**TASK OBJECTIVE**
Give all the lines below again, exactly, with no pictures.

======== DATA SHOWN

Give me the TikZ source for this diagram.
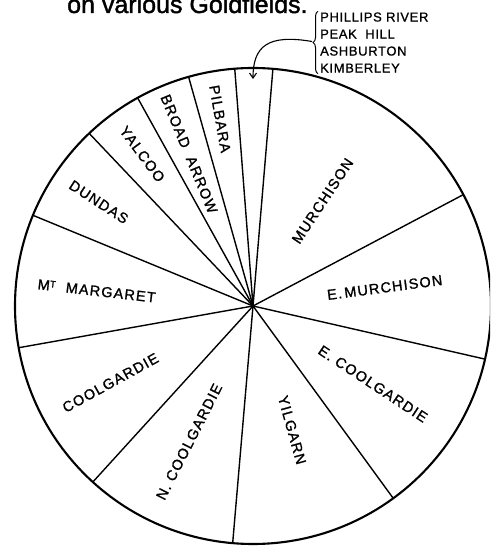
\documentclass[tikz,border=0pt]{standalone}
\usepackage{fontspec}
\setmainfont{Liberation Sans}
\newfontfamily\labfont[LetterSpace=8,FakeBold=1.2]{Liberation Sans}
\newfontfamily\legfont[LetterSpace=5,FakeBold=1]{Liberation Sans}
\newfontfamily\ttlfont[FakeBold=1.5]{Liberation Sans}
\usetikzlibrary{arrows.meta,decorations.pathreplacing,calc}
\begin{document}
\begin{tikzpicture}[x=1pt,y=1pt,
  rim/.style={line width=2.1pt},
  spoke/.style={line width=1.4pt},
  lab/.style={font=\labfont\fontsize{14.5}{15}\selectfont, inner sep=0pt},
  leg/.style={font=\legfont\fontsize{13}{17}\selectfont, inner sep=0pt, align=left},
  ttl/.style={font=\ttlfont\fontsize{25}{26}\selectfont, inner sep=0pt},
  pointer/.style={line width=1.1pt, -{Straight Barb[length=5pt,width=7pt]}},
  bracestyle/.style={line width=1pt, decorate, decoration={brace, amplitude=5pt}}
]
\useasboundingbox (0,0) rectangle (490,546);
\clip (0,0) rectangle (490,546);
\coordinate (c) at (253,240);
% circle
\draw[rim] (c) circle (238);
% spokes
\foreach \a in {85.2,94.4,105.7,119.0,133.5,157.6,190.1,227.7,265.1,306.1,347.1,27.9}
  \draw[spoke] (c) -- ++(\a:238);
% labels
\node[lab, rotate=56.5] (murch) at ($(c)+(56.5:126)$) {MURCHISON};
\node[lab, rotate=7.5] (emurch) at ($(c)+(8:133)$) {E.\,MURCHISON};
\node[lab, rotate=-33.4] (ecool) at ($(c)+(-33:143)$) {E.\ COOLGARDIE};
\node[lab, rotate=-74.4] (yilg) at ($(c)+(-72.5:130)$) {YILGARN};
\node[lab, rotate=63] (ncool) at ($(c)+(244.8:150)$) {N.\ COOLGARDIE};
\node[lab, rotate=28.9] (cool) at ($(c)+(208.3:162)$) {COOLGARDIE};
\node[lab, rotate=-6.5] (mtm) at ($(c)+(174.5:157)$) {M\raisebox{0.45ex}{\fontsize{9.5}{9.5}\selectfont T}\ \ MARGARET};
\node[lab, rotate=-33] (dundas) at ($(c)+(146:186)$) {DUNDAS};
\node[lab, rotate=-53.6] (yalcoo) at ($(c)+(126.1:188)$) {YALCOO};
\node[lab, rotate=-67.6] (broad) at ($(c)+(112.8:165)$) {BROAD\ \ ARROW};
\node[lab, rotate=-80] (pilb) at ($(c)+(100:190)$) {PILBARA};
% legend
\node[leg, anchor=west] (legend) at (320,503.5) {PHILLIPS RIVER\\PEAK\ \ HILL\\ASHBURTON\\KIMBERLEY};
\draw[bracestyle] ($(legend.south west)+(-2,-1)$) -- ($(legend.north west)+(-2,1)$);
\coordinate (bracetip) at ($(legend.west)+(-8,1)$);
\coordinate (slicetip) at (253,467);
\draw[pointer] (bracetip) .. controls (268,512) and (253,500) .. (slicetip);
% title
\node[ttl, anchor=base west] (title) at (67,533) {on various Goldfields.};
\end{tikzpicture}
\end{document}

================

**SOLUTION**
Give me the TikZ source for this diagram.
\documentclass[tikz,border=0pt]{standalone}
\usepackage{fontspec}
\setmainfont{Liberation Sans}
\newfontfamily\labfont[LetterSpace=8,FakeBold=1.2]{Liberation Sans}
\newfontfamily\legfont[LetterSpace=5,FakeBold=1]{Liberation Sans}
\newfontfamily\ttlfont[FakeBold=1.5]{Liberation Sans}
\usetikzlibrary{arrows.meta,decorations.pathreplacing,calc}
\begin{document}
\begin{tikzpicture}[x=1pt,y=1pt,
  rim/.style={line width=2.1pt},
  spoke/.style={line width=1.4pt},
  lab/.style={font=\labfont\fontsize{14.5}{15}\selectfont, inner sep=0pt},
  leg/.style={font=\legfont\fontsize{13}{17}\selectfont, inner sep=0pt, align=left},
  ttl/.style={font=\ttlfont\fontsize{25}{26}\selectfont, inner sep=0pt},
  pointer/.style={line width=1.1pt, -{Straight Barb[length=5pt,width=7pt]}},
  bracestyle/.style={line width=1pt, decorate, decoration={brace, amplitude=5pt}}
]
\useasboundingbox (0,0) rectangle (490,546);
\clip (0,0) rectangle (490,546);
\coordinate (c) at (253,240);
% circle
\draw[rim] (c) circle (238);
% spokes
\foreach \a in {85.2,94.4,105.7,119.0,133.5,157.6,190.1,227.7,265.1,306.1,347.1,27.9}
  \draw[spoke] (c) -- ++(\a:238);
% labels
\node[lab, rotate=56.5] (murch) at ($(c)+(56.5:126)$) {MURCHISON};
\node[lab, rotate=7.5] (emurch) at ($(c)+(8:133)$) {E.\,MURCHISON};
\node[lab, rotate=-33.4] (ecool) at ($(c)+(-33:143)$) {E.\ COOLGARDIE};
\node[lab, rotate=-74.4] (yilg) at ($(c)+(-72.5:130)$) {YILGARN};
\node[lab, rotate=63] (ncool) at ($(c)+(244.8:150)$) {N.\ COOLGARDIE};
\node[lab, rotate=28.9] (cool) at ($(c)+(208.3:162)$) {COOLGARDIE};
\node[lab, rotate=-6.5] (mtm) at ($(c)+(174.5:157)$) {M\raisebox{0.45ex}{\fontsize{9.5}{9.5}\selectfont T}\ \ MARGARET};
\node[lab, rotate=-33] (dundas) at ($(c)+(146:186)$) {DUNDAS};
\node[lab, rotate=-53.6] (yalcoo) at ($(c)+(126.1:188)$) {YALCOO};
\node[lab, rotate=-67.6] (broad) at ($(c)+(112.8:165)$) {BROAD\ \ ARROW};
\node[lab, rotate=-80] (pilb) at ($(c)+(100:190)$) {PILBARA};
% legend
\node[leg, anchor=west] (legend) at (320,503.5) {PHILLIPS RIVER\\PEAK\ \ HILL\\ASHBURTON\\KIMBERLEY};
\draw[bracestyle] ($(legend.south west)+(-2,-1)$) -- ($(legend.north west)+(-2,1)$);
\coordinate (bracetip) at ($(legend.west)+(-8,1)$);
\coordinate (slicetip) at (253,467);
\draw[pointer] (bracetip) .. controls (268,512) and (253,500) .. (slicetip);
% title
\node[ttl, anchor=base west] (title) at (67,533) {on various Goldfields.};
\end{tikzpicture}
\end{document}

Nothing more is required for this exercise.